I was absolutely astounded by the improvement at 100 yards. Before, when using a standard brass of 1.75" the impacts were random about a nine-inch circle. With the custom fitted rounds, the impacts closed into a two and one-half inch circle. This isn't minute of angle, but it's certainly a lot better than before. I can only surmize that before the free travel was such that it allowed scuffing of the bullet skirt that caused all manner of bullet dynamic problems while in flight.
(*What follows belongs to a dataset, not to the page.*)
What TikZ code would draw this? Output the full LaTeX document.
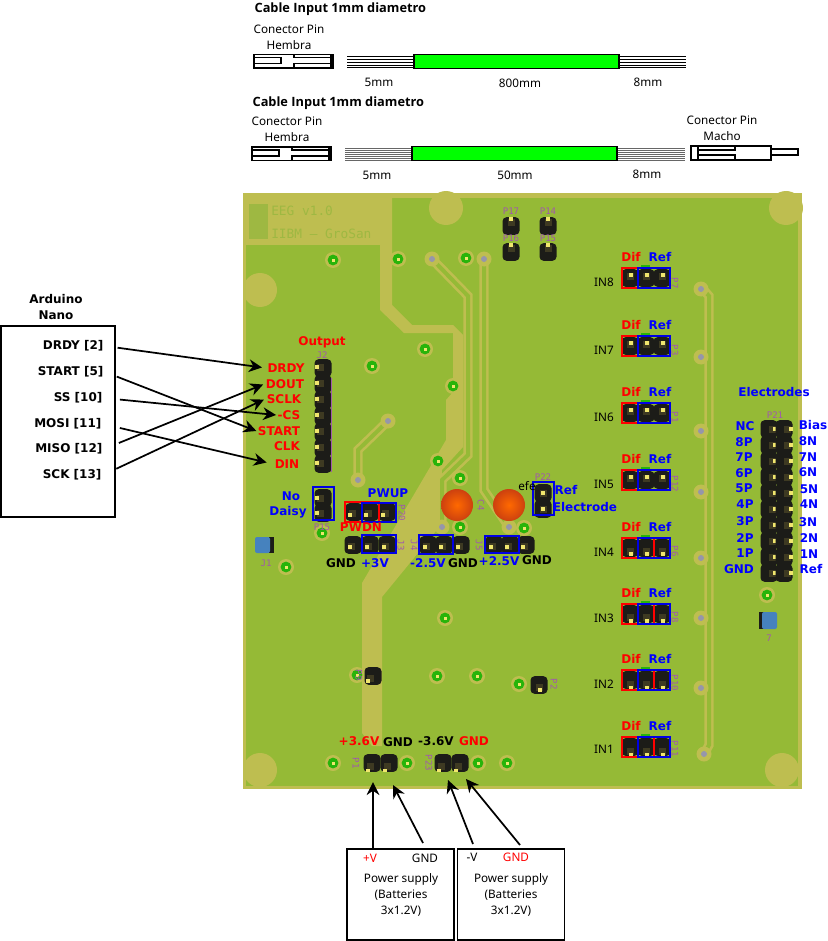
\documentclass[tikz,border=0pt]{standalone}
\usepackage{fontspec}
\setmainfont{Noto Sans}
\newfontfamily\sigfont{DejaVu Sans}
\newfontfamily\silkfont{DejaVu Sans Mono}
\newfontfamily\titlefont{Open Sans}
\usetikzlibrary{arrows.meta}

\definecolor{boardgreen}{RGB}{149,186,54}
\definecolor{pourpale}{RGB}{190,190,80}
\definecolor{padgreen}{RGB}{40,180,10}
\definecolor{pinblack}{RGB}{28,28,24}
\definecolor{pinshade}{RGB}{62,58,34}
\definecolor{pinyellow}{RGB}{240,230,110}
\definecolor{silkpurple}{RGB}{160,90,170}
\definecolor{viagrey}{RGB}{150,150,170}
\definecolor{logogreen}{RGB}{158,184,66}
\definecolor{jumperblue}{RGB}{70,130,190}
\definecolor{capinner}{RGB}{255,105,0}
\definecolor{capouter}{RGB}{205,65,15}

\tikzset{
  wire/.style={->,line width=1.3pt},
  sig/.style={font=\sigfont\bfseries\fontsize{9}{11}\selectfont,inner sep=1pt},
  sigred/.style={sig,text=red},
  sigblue/.style={sig,text=blue},
  note/.style={font=\fontsize{8.8}{12}\selectfont,inner sep=1pt,align=center},
  title/.style={font=\titlefont\bfseries\fontsize{9.6}{10}\selectfont,inner sep=1pt,anchor=west},
  silk/.style={font=\silkfont\fontsize{6.8}{8}\selectfont,text=silkpurple,inner sep=0pt},
  box/.style={draw,line width=1.1pt,fill=white,inner sep=0pt},
  track/.style={draw=pourpale,line width=2pt,double=boardgreen,double distance=3pt},
  bluerect/.style={draw=blue!90!black,line width=1pt},
  redrect/.style={draw=red,line width=1pt},
  part/.style={draw=black,line width=0.8pt}
}

\newcommand{\pinblob}[4]{
  \fill[pinblack,rounded corners=3pt] (#1-8.5,#2-8.8) rectangle (#1+8.5,#2+8.8);
  \fill[pinshade] (#1+#3/2-3.5,#2+#4/2-3.5) rectangle (#1+#3/2+3.5,#2+#4/2+3.5);
  \fill[pinyellow] (#1+#3-1.8,#2+#4-1.8) rectangle (#1+#3+1.8,#2+#4+1.8);
}
\newcommand{\hembra}[2]{
  \begin{scope}[shift={(#1,#2)}]
    \draw[part,fill=white] (0,0) rectangle (79,13.5);
    \draw[part] (0,3) -- (27,3) -- (27,9) -- (0,9);
    \draw[part] (40,0) -- (40,3) -- (77,3);
    \draw[part] (40,13.5) -- (40,9) -- (77,9);
    \draw[part] (77,0) -- (77,13.5);
  \end{scope}
}

\begin{document}
\begin{tikzpicture}[x=0.75pt,y=-0.75pt,>={Stealth[length=9.75pt,width=9.5pt]}]
  \useasboundingbox (0,0) rectangle (827,941);

  % cables
  \node[title] (cableone) at (253,9) {Cable Input 1mm diametro};
  \node[note] (pinone) at (289,37) {Conector Pin\\Hembra};
  \hembra{254}{54.5}
  \foreach \k in {56,59,62,65,67.5} {
    \draw[line width=0.7pt] (347,\k) -- (414,\k);
    \draw[line width=0.7pt] (619,\k) -- (686,\k);
  }
  \draw[part,fill=green] (414,54.3) rectangle (619,68.3);
  \node[note] (cutoa) at (379,82) {5mm};
  \node[note] (cutob) at (520,83) {800mm};
  \node[note] (cutoc) at (648,82) {8mm};

  \node[title] (cabletwo) at (251,103) {Cable Input 1mm diametro};
  \node[note] (pintwo) at (287,129) {Conector Pin\\Hembra};
  \hembra{252}{147}
  \foreach \k in {148,150,152,154,156,158,160} {
    \draw[gray!80!black,line width=0.7pt] (345,\k) -- (412,\k);
    \draw[gray!80!black,line width=0.7pt] (617,\k) -- (685,\k);
  }
  \draw[part,fill=green] (412,146.7) rectangle (617,160.3);
  \node[note] (cutta) at (377,175) {5mm};
  \node[note] (cuttb) at (515,175) {50mm};
  \node[note] (cuttc) at (647,174) {8mm};
  \node[note] (pinmale) at (722,128) {Conector Pin\\Macho};
  \draw[part,fill=white] (771,149) rectangle (798,155);
  \draw[part,fill=white] (691,146) rectangle (771,160);
  \draw[part] (698,146) -- (698,160);
  \draw[part] (698,150) -- (735,150) -- (735,146);
  \draw[part] (698,155) -- (735,155) -- (735,160);

  % board
  \fill[pourpale] (243,193) rectangle (802,789);
  \fill[boardgreen] (246,198) rectangle (798,786);
  \fill[pourpale] (243,193) rectangle (380,245);
  \fill[pourpale] (380,198) -- (392,198) -- (392,305) -- (412,325) -- (453,325) -- (463,335)
    -- (463,447) -- (442,470) -- (441,525) -- (382,597) -- (382,746) -- (372,746) -- (362,733)
    -- (362,583) -- (446,440) -- (446,400) -- (453,392) -- (453,333) -- (404,333) -- (380,310) -- cycle;
  \foreach \x/\y in {446/208,260/290,786/208,260/770,782/770}
    \fill[pourpale] (\x,\y) circle (17);
  \fill[logogreen] (249,204) rectangle (268,239);
  \node[anchor=west,font=\silkfont\fontsize{9.6}{12}\selectfont,text=logogreen,inner sep=0pt] (boardname) at (271,211) {EEG v1.0};
  \node[anchor=west,font=\silkfont\fontsize{9.6}{12}\selectfont,text=logogreen,inner sep=0pt] (boardowner) at (271,234) {IIBM — GroSan};

  % tracks
  \draw[track] (432,259) -- (468,296) -- (468,455) -- (442,480) -- (442,527);
  \draw[track] (484,259) -- (484,490) -- (509,527);
  \draw[track] (388,421) -- (358,450) -- (358,480);
  \draw[track] (702,288) -- (709,296) -- (709,745) -- (704,754);
  \foreach \x/\y in {432/259,484/259,388/421,358/480,442/527,509/527,701/289,701/357,701/431,701/492,701/558,701/618,701/688,704/754} {
    \fill[pourpale] (\x,\y) circle (7.5);
    \fill[viagrey] (\x,\y) circle (3);
  }
  \foreach \x/\y in {333/260,398/259,466/258,425/349,372/366,453/386,438/461,460/478,460/527,524/528,322/533,286/567,445/618,357/675,437/676,477/676,519/684,333/763,407/763,478/763,507/763,767/595} {
    \fill[pourpale] (\x,\y) circle (8);
    \fill[padgreen] (\x,\y) circle (5.4);
    \fill[pinyellow] (\x-1.5,\y-1.5) rectangle (\x+1.5,\y+1.5);
  }

  % capacitors
  \foreach \x in {457,509}
    \shade[inner color=capinner,outer color=capouter] (\x,505) circle (16);

  % jumpers
  \fill[pinblack] (269,537) rectangle (274,553);
  \fill[jumperblue,rounded corners=1.5pt] (255,537) rectangle (270,553);
  \fill[pinblack] (775,612) rectangle (759,629);
  \fill[jumperblue,rounded corners=1.5pt] (762,612) rectangle (777,629);

  % headers
  \foreach \y in {368,384,400,416,432,448,464} {
    \pinblob{323}{\y}{-6}{-1}
  }
  \draw[silkpurple,line width=0.6pt] (331.5,378) -- (331.5,472);
  \foreach \x/\y in {511/226,511/252,548/226,548/252} {
    \pinblob{\x}{\y}{0}{-7}
  }
  \pinblob{373}{676}{-5}{5}
  \pinblob{539}{685}{1}{5}
  \foreach \y in {498,513} {
    \pinblob{323}{\y}{-6}{0}
  }
  \foreach \x in {354,370,387} {
    \pinblob{\x}{512}{-4}{3}
  }
  \foreach \x in {353,370,387,428,444,461,494,510,526} {
    \pinblob{\x}{545}{-3}{2}
  }
  \foreach \y in {493,509} {
    \pinblob{543}{\y}{0}{0}
  }
  \foreach \x in {372,389,443,460} {
    \pinblob{\x}{763}{-4}{7.5}
  }
  \foreach \y in {429,445,...,573} {
    \pinblob{769}{\y}{6}{0}
    \pinblob{784}{\y}{7}{0}
  }

  % header frames
  \draw[bluerect] (313,487) rectangle (334,520);
  \draw[redrect] (345,502) rectangle (379,522);
  \draw[bluerect] (362,503) rectangle (396,522);
  \draw[bluerect] (362,535) rectangle (396,553);
  \draw[bluerect] (419,535) rectangle (453,554);
  \draw[bluerect] (485,536) rectangle (519,553);
  \draw[bluerect] (533,482) rectangle (554,515);

  % input groups
  \foreach \n/\t/\w/\yy/\dy in {8/268/16/-3/0,7/336/16/-3/0,6/403/16/-3/0,5/470/16/-3/0,4/538/32/6/0,3/604/32/7/0,2/670/32/8/0,1/737/32/8/-2} {
    \fill[padgreen] (641,\t-3) rectangle (650,\t+2);
    \foreach \x in {630,646,662} {
      \pinblob{\x}{\t+10}{1}{\yy}
    }
    \draw[redrect] (622,\t) rectangle (622+\w,\t+20);
    \draw[bluerect] (638,\t) rectangle (670,\t+20);
    \node[note] (in\n) at (604,\t+14+\dy) {IN\n};
    \node[sigred] (dif\n) at (631,\t-11) {Dif};
    \node[sigblue] (ref\n) at (660,\t-11) {Ref};
  }

  % output labels
  \node[sigred] (output) at (322,342) {Output};
  \node[sigred] (bdrdy) at (286,368) {DRDY};
  \node[sigred] (bdout) at (285,384) {DOUT};
  \node[sigred] (bsclk) at (284,399) {SCLK};
  \node[sigred] (bcs) at (289,415) {-CS};
  \node[sigred] (bstart) at (279,431) {START};
  \node[sigred] (bclk) at (287,446) {CLK};
  \node[sigred] (bdin) at (287,464) {DIN};

  % board labels
  \node[sigblue] (nodaisy) at (291,496) {No};
  \node[sigblue] (daisy) at (288,512) {Daisy};
  \node[sigblue] (pwup) at (388,493) {PWUP};
  \node[sigred] (pwdn) at (361,527) {PWDN};
  \node[sig] (gnda) at (341,563) {GND};
  \node[sigblue] (vpthree) at (375,563) {+3V};
  \node[sigblue] (vmtwo) at (428,563) {-2.5V};
  \node[sig] (gndb) at (463,563) {GND};
  \node[sigblue] (vptwo) at (499,561) {+2.5V};
  \node[sig] (gndc) at (537,560) {GND};
  \node[sigblue] (refel) at (566,490) {Ref};
  \node[sigblue] (elect) at (585,507) {Electrode};
  \node[note] (efe) at (527,486) {efe};
  \node[sigred] (vpthreesix) at (359,741) {+3.6V};
  \node[sig] (gndd) at (398,742) {GND};
  \node[sig] (vmthreesix) at (436,741) {-3.6V};
  \node[sigred] (gnde) at (474,741) {GND};

  % electrodes
  \node[sigblue] (electrodes) at (774,392) {Electrodes};
  \foreach \t/\x/\y in {NC/745/426,8P/744/442,7P/744/457,6P/744/473,5P/744/488,4P/745/504,3P/745/521,2P/745/538,1P/745/553,GND/739/569,Bias/813/425,8N/808/441,7N/808/457,6N/808/472,5N/809/489,4N/809/504,3N/808/522,2N/809/538,1N/809/554,Ref/811/569}
    \node[sigblue] (el\t) at (\x,\y) {\t};

  % silkscreen
  \foreach \t/\x/\y/\r in {P17/511/211/0,P16/511/238/0,P14/548/211/0,P15/548/238/0,J2/322/355/0,P15/322/527/0,P20/402/513/-90,J3/401/545/-90,J4/414/545/-90,J5/479/545/-90,P22/543/477/0,C4/481/505/-90,J1/266/563/0,P21/775/415/0,7/769/638/0,P2/554/684/-90,P9/359/675/-90,P1/356/763/-90,P23/429/763/-90}
    \node[silk,rotate=\r] at (\x,\y) {\t};
  \foreach \t/\y in {P7/283,P3/350,P1/417,P12/484,P6/551,P8/617,P10/683,P11/749}
    \node[silk,rotate=-90] at (675,\y) {\t};

  % arduino
  \node[note,font=\sigfont\bfseries\fontsize{9}{12}\selectfont] (arduinotitle) at (56,307.5) {Arduino\\Nano};
  \node[box,minimum width=85.5pt,minimum height=143pt] (arduino) at (58,421.5) {};
  \node[sig,anchor=east] (adrdy) at (105,346) {DRDY [2]};
  \node[sig,anchor=east] (astart) at (105,372) {START [5]};
  \node[sig,anchor=east] (ass) at (104,398) {SS [10]};
  \node[sig,anchor=east] (amosi) at (103,424) {MOSI [11]};
  \node[sig,anchor=east] (amiso) at (104,449) {MISO [12]};
  \node[sig,anchor=east] (asck) at (103,475) {SCK [13]};
  \draw[wire,shorten <=9.5pt,shorten >=3pt] (adrdy.east) -- (bdrdy.west);
  \draw[wire,shorten <=9.5pt] (astart.east) -- (bstart.west);
  \draw[wire,shorten <=12pt] (ass.east) -- (bcs.west);
  \draw[wire,shorten <=13pt,shorten >=5pt] (amosi.east) -- (bdin.west);
  \draw[wire,shorten <=12pt,shorten >=1pt] (amiso.east) -- (bdout.west);
  \draw[wire,shorten <=11pt,shorten >=1pt] (asck.east) -- (bsclk.west);

  % power supplies
  \node[box,minimum width=80.25pt,minimum height=68.25pt] (psuone) at (400.5,894.5) {};
  \node[box,minimum width=80.25pt,minimum height=68.25pt] (psutwo) at (511,894.5) {};
  \node[note,text=red] (vplus) at (370,858) {+V};
  \node[note] (gndplus) at (425,858) {GND};
  \node[note] (psuonetext) at (401,895) {Power supply\\(Batteries\\3x1.2V)};
  \node[note] (vminus) at (472,857) {-V};
  \node[note,text=red] (gndminus) at (516,857) {GND};
  \node[note] (psutwotext) at (511,895) {Power supply\\(Batteries\\3x1.2V)};
  \coordinate (pa) at (373,849);
  \coordinate (pb) at (373,782);
  \coordinate (qa) at (423,843);
  \coordinate (qb) at (393,785);
  \coordinate (ra) at (473,844);
  \coordinate (rb) at (448,780);
  \coordinate (sa) at (520,845);
  \coordinate (sb) at (466,779);
  \draw[wire] (pa) -- (pb);
  \draw[wire] (qa) -- (qb);
  \draw[wire] (ra) -- (rb);
  \draw[wire] (sa) -- (sb);
\end{tikzpicture}
\end{document}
Thank you for your assistance and confirmation that the early trapdoor had a long chamber.
John W. Ford
I have no idea how to post anything to a website. I do know how to email and that's about it. I should stress that it is extremely important to keep the brass behind the first taper. I have learned this first taper can vary from firearm to firearm. I found mine by using Sharps .50-90 brass and cut it down in stages until I could load an assembled cartridge with bullet in place. I found that when the brass was a tad too long, the trapdoor latch failed to drop into a locked position. It would drop part way on its own but not all the way. When I removed the loaded cartridge with bullet, I could see scuffing on the bullet end of the brass indicating the first taper. Once I trimmed the brass to remove all evidence of the scuffing on the brass caused by the first taper, the loaded cartridge allowed the trapdoor latch to close on its own. I trimmed an additional .015" off the brass and found it to be 2.25" in length from base to end. As I mentioned earlier, the entire overall cartridge length with loaded bullet to be 2.75" using the Lyman cast bullet #515141.
Al, if you feel any of my research and experimentation of value, please feel free to edit it for a website posting and post it. I have no idea where to do such a thing.